Trump's post led to "hundreds of threatening and harassing voicemail messages, which have been transcribed into over 275 single-spaced pages," Hollon wrote. He added that the threats are serious, “not hypothetical or speculative,” according to CNS.
"Engoron could ask for law enforcement protection for himself and his clerk, but I’m sure he would prefer the threats to stop in the first instance,” Rahmani said. “And they will probably get worse if and when Engoron holds Trump liable, fines him hundreds of millions of dollars, and cancels his business licenses.”
These messages have created an “ongoing security risk for the judge, his staff and his family,” Hollon wrote in the filing, noting that the implementation of the limited gag orders resulted in a decrease in the number of threats, harassment, and disparaging messages that the judge and his staff received.

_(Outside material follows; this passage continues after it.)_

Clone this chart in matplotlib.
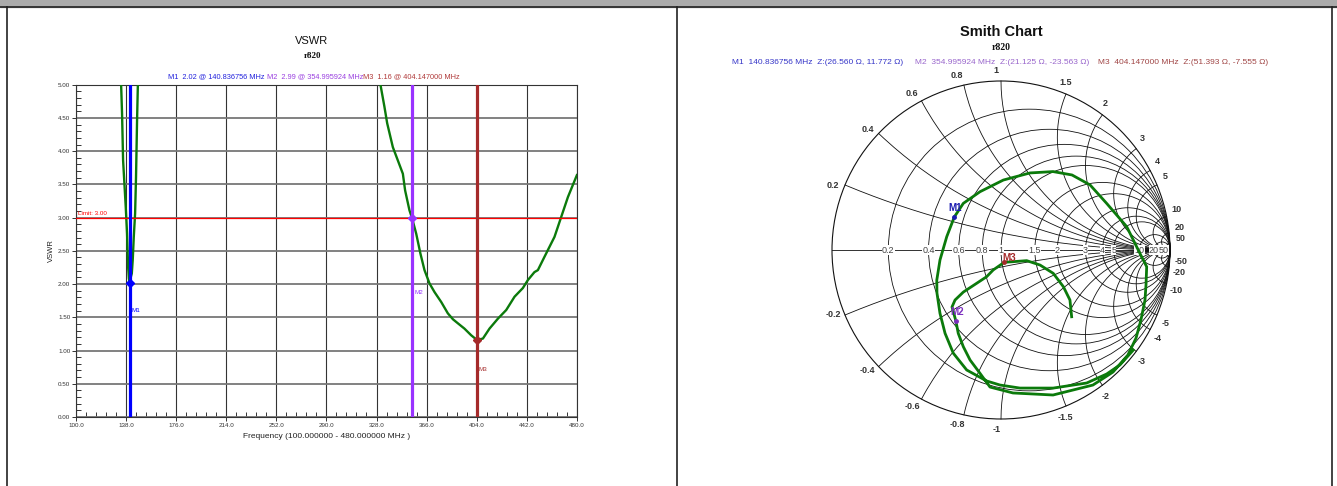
import matplotlib.pyplot as plt
import numpy as np
from matplotlib.patches import Rectangle, Circle
from matplotlib.lines import Line2D
from matplotlib.ticker import MultipleLocator, FixedLocator, FormatStrFormatter

plt.rcParams['font.family'] = ['Liberation Sans', 'DejaVu Sans']

W, H = 1337, 486

# VSWR sweep (values above 5.00 run off the top of the grid)
freq_mhz = [100.0, 110.0, 120.0, 127.0, 131.0, 134.3, 135.0, 135.8, 136.8, 137.8,
            138.8, 139.6, 140.2, 140.84, 141.3, 142.4, 143.1, 143.9, 144.9, 145.6,
            146.4, 147.0, 150.0, 170.0, 200.0, 240.0, 280.0, 310.0, 322.0, 331.0,
            334.0, 336.1, 340.4, 344.2, 348.0, 349.7, 353.0, 355.0, 358.1, 361.3,
            364.4, 368.2, 372.0, 377.1, 382.1, 386.0, 389.7, 394.7, 399.8, 404.15,
            408.7, 413.7, 420.1, 426.4, 432.7, 439.0, 442.8, 447.8, 450.4, 455.4,
            463.0, 468.1, 473.2, 480.0]
vswr = [60.0, 30.0, 14.0, 8.0, 5.8, 5.00, 4.57, 3.86, 3.51, 3.16,
        2.76, 2.26, 2.08, 2.02, 2.08, 2.16, 2.36, 2.71, 3.06, 3.61,
        4.47, 5.00, 7.5, 14.0, 24.0, 26.0, 20.0, 10.0, 6.8, 5.00,
        4.67, 4.42, 4.06, 3.86, 3.66, 3.41, 3.11, 2.99, 2.76, 2.46,
        2.21, 2.01, 1.88, 1.73, 1.56, 1.47, 1.41, 1.33, 1.23, 1.16,
        1.18, 1.33, 1.48, 1.61, 1.81, 1.94, 2.06, 2.18, 2.21, 2.41,
        2.71, 3.01, 3.31, 3.64]

vswr_limit = 3.0

freq_ticks = [100.0, 138.0, 176.0, 214.0, 252.0, 290.0, 328.0, 366.0, 404.0, 442.0, 480.0]

marker_names = ['M1', 'M2', 'M3']
marker_freq = [140.836756, 354.995924, 404.147000]
marker_vswr = [2.02, 2.99, 1.16]
marker_res = [26.560, 21.125, 51.393]
marker_react = [11.772, -23.563, -7.555]
marker_colors = ['#0000FF', '#9933FF', '#A52A2A']

# reflection coefficient trace
gamma_re = [0.783, 0.704, 0.625, 0.507, 0.309, 0.112, -0.006, -0.085, -0.203, -0.282,
            -0.331, -0.361, -0.379, -0.380, -0.361, -0.321, -0.276, -0.223, -0.124, 0.014,
            0.172, 0.308, 0.420, 0.527, 0.625, 0.744, 0.822, 0.862, 0.858, 0.852,
            0.828, 0.799, 0.751, 0.663, 0.544, 0.308, 0.071, -0.065, -0.124, -0.183,
            -0.223, -0.253, -0.267, -0.290, -0.272, -0.223, -0.144, -0.085, -0.046, 0.019,
            0.073, 0.152, 0.231, 0.309, 0.369, 0.408, 0.418]
gamma_im = [-0.592, -0.680, -0.734, -0.787, -0.817, -0.817, -0.799, -0.775, -0.710, -0.611,
            -0.493, -0.375, -0.254, -0.178, -0.059, 0.079, 0.196, 0.276, 0.345, 0.414,
            0.456, 0.464, 0.444, 0.385, 0.276, 0.138, -0.020, -0.099, -0.207, -0.296,
            -0.414, -0.521, -0.621, -0.722, -0.799, -0.858, -0.846, -0.811, -0.730, -0.651,
            -0.572, -0.493, -0.420, -0.337, -0.296, -0.249, -0.197, -0.158, -0.118, -0.073,
            -0.069, -0.063, -0.089, -0.138, -0.217, -0.296, -0.395]

smith_values = [0.2, 0.4, 0.6, 0.8, 1, 1.5, 2, 3, 4, 5, 10, 20, 50]


def fx(px):
    return px / W


def fy(py):
    return 1 - py / H


def colored_line(fig, xc, yc, parts, size):
    r = fig.canvas.get_renderer()
    texts = [fig.text(0, fy(yc), s, color=c, fontsize=size, va='center', ha='left')
             for s, c in parts]
    widths = [t.get_window_extent(r).width for t in texts]
    x0 = xc - sum(widths) / 2
    for t, w in zip(texts, widths):
        t.set_x(fx(x0))
        x0 += w


fig = plt.figure(figsize=(W / 100, H / 100), dpi=100)

# window frame
fig.patches.append(Rectangle((0, fy(7)), 1, 7 / H, transform=fig.transFigure,
                             color='#ABABAB', zorder=0))
for seg in [((0, W), (7.5, 7.5)), ((6.5, 6.5), (7.5, H)), ((676.5, 676.5), (7.5, H)),
            ((1332, 1332), (7.5, H))]:
    fig.add_artist(Line2D([fx(v) for v in seg[0]], [fy(v) for v in seg[1]],
                          color='#222222', lw=1.2, transform=fig.transFigure))

# ---------------- VSWR panel ----------------
ax = fig.add_axes([fx(75.9), fy(417), 501 / W, 332.3 / H])
ax.set_xlim(100, 480)
ax.set_ylim(0, 5)
ax.xaxis.set_major_locator(FixedLocator(freq_ticks))
ax.xaxis.set_minor_locator(FixedLocator(np.arange(100, 480.1, 7.6)))
ax.yaxis.set_major_locator(MultipleLocator(0.5))
ax.yaxis.set_minor_locator(MultipleLocator(0.1))
ax.xaxis.set_major_formatter(FormatStrFormatter('%.1f'))
ax.yaxis.set_major_formatter(FormatStrFormatter('%.2f'))
ax.tick_params(which='major', direction='out', length=3, width=0.7, labelsize=4.5,
               pad=1, colors='#333333')
ax.tick_params(which='minor', direction='in', length=3.5, width=0.7, colors='#333333')
ax.xaxis.grid(True, which='major', color='#333333', lw=0.8)
ax.yaxis.grid(True, which='major', color='#777777', lw=1.3)
for s in ax.spines.values():
    s.set_color('#333333')
    s.set_linewidth(0.8)

ax.plot(freq_mhz, vswr, color='#0B7A0B', lw=1.7, zorder=3)
ax.axhline(vswr_limit, color='#FF0000', lw=0.9, zorder=3)
ax.text(101.5, vswr_limit + 0.03, 'Limit: 3.00', color='#FF0000', fontsize=4.5,
        va='bottom', ha='left')

label_y = [1.60, 1.88, 0.72]
for name, f, v, c, ly in zip(marker_names, marker_freq, marker_vswr, marker_colors, label_y):
    ax.axvline(f, color=c, lw=2.3, zorder=4)
    ax.plot(f, v, marker='D', ms=4, color=c, zorder=5)
    ax.text(f + 1.5, ly, name, color=c, fontsize=4.5, va='center', ha='left', zorder=5)

ax.set_xlabel('Frequency (100.000000 - 480.000000 MHz )', fontsize=6, labelpad=4,
              color='#222222')
ax.set_ylabel('VSWR', fontsize=5.5, labelpad=2, color='#222222')

fig.text(fx(312), fy(41), 'VSWR', fontsize=8, ha='center', va='center', color='#111111')
fig.text(fx(313), fy(56), 'r820', fontsize=6.5, ha='center', va='center',
         family=['Liberation Serif', 'DejaVu Serif'], weight='bold', color='#111111')
colored_line(fig, 314, 76.5, [
    ('M1  %.2f @ %.6f MHz ' % (marker_vswr[0], marker_freq[0]), '#2222DD'),
    ('M2  %.2f @ %.6f MHz' % (marker_vswr[1], marker_freq[1]), '#9A40E0'),
    ('M3  %.2f @ %.6f MHz' % (marker_vswr[2], marker_freq[2]), '#B03A3A')], 5.3)

# ---------------- Smith chart panel ----------------
R = 169.0
cx, cy = 1001.0, 250.0
span = 1.25
sa = fig.add_axes([fx(cx - span * R), fy(cy + span * R), 2 * span * R / W, 2 * span * R / H])
sa.set_xlim(-span, span)
sa.set_ylim(-span, span)
sa.set_aspect('equal')
sa.axis('off')

grid_kw = dict(color='#111111', lw=0.6)
sa.add_patch(Circle((0, 0), 1, fill=False, ec='#111111', lw=0.8))
sa.plot([-1, 1], [0, 0], **grid_kw)
for r in smith_values:
    sa.add_patch(Circle((r / (1 + r), 0), 1 / (1 + r), fill=False, ec='#111111', lw=0.6))
r_sweep = np.concatenate([np.linspace(0, 2, 80), np.geomspace(2, 1e5, 200)])
for x in smith_values:
    for sgn in (1, -1):
        z = r_sweep + 1j * sgn * x
        g = (z - 1) / (z + 1)
        sa.plot(g.real, g.imag, **grid_kw)

# labels on the real axis
for r in smith_values:
    sa.text((r - 1) / (r + 1), 0, '%g' % r, fontsize=6.5, ha='center', va='center',
            color='#444444', bbox=dict(fc='white', ec='none', pad=0.2))
sa.plot(0.985, 0, marker='>', ms=4, color='#111111')

# reactance labels round the rim
for x in smith_values:
    for sgn in (1, -1):
        g = (1j * sgn * x - 1) / (1j * sgn * x + 1)
        ang = np.angle(g) + sgn * np.deg2rad(1.5)
        sa.text(1.065 * np.cos(ang), 1.065 * np.sin(ang), '%g' % (sgn * x), fontsize=6.5,
                ha='center', va='center', weight='bold', color='#333333')

sa.plot(gamma_re, gamma_im, color='#0B7A0B', lw=2.0, zorder=4)

smith_colors = ['#1A1AB0', '#7B2FBE', '#A52A2A']
label_dx = [0.005, 0.005, 0.03]
label_dy = [0.05, 0.05, 0.028]
for name, rr, xx, c, dx, dy in zip(marker_names, marker_res, marker_react, smith_colors,
                                   label_dx, label_dy):
    z = complex(rr, xx) / 50.0
    g = (z - 1) / (z + 1)
    sa.plot(g.real, g.imag, 'o', ms=2.5, color=c, zorder=5)
    sa.text(g.real + dx, g.imag + dy, name, fontsize=7, weight='bold', color=c,
            ha='center', va='center', zorder=6)

fig.text(fx(1001), fy(32), 'Smith Chart', fontsize=10.5, weight='bold', ha='center',
         va='center', color='#111111')
fig.text(fx(1001), fy(47), 'r820', fontsize=7, ha='center', va='center',
         family=['Liberation Serif', 'DejaVu Serif'], weight='bold', color='#111111')
colored_line(fig, 1000, 62.5, [
    ('M1  %.6f MHz  Z:(%.3f \u03a9, %.3f \u03a9)     ' % (marker_freq[0], marker_res[0], marker_react[0]), '#3535C8'),
    ('M2  %.6f MHz  Z:(%.3f \u03a9, %.3f \u03a9)    ' % (marker_freq[1], marker_res[1], marker_react[1]), '#9966CC'),
    ('M3  %.6f MHz  Z:(%.3f \u03a9, %.3f \u03a9)' % (marker_freq[2], marker_res[2], marker_react[2]), '#A04545')], 6)

fig.savefig('out.png', dpi=100)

But, when Trump violated the gag orders, the number of threatening, harassing and disparaging messages increased.
“Trump could argue that he has no control over how the public views his incendiary statements and that he is protected by what courts call the ‘Heckler’s Veto,’ meaning that you can’t stop a person from speaking by a concern over how the audience might respond or that the speech might promote danger, unless that danger, in the words of Justice Oliver Wendell Holmes, is ‘clear and present,’ Gershman said.
He added that he has “confidence” that given the current circumstances, the gag order will be reinstated and potentially strengthened.
“The record of phone calls, voicemails, and emails … include death threats, insinuations into the personal lives of the judge and his clerk, and include antisemitic remarks,” Gershman said. “I’m confident that the appellate judge who vacated the gag order greatly regrets his decision.”
Trump’s attorneys dismissed the affidavit and 275 pages of transcripts as "irrelevant" to their federal case.
“To date, the prosecution has never submitted any evidence of alleged ‘threats’ or ‘harassment’ to any prosecutor, court staffer, or potential witness in this case,” Trump’s attorney wrote in the letter.
His lawyers are “using procedural tools'' to keep new evidence out of the federal appeal, Rahmani said. Generally, evidence must be presented in the trial court to be preserved on appeal.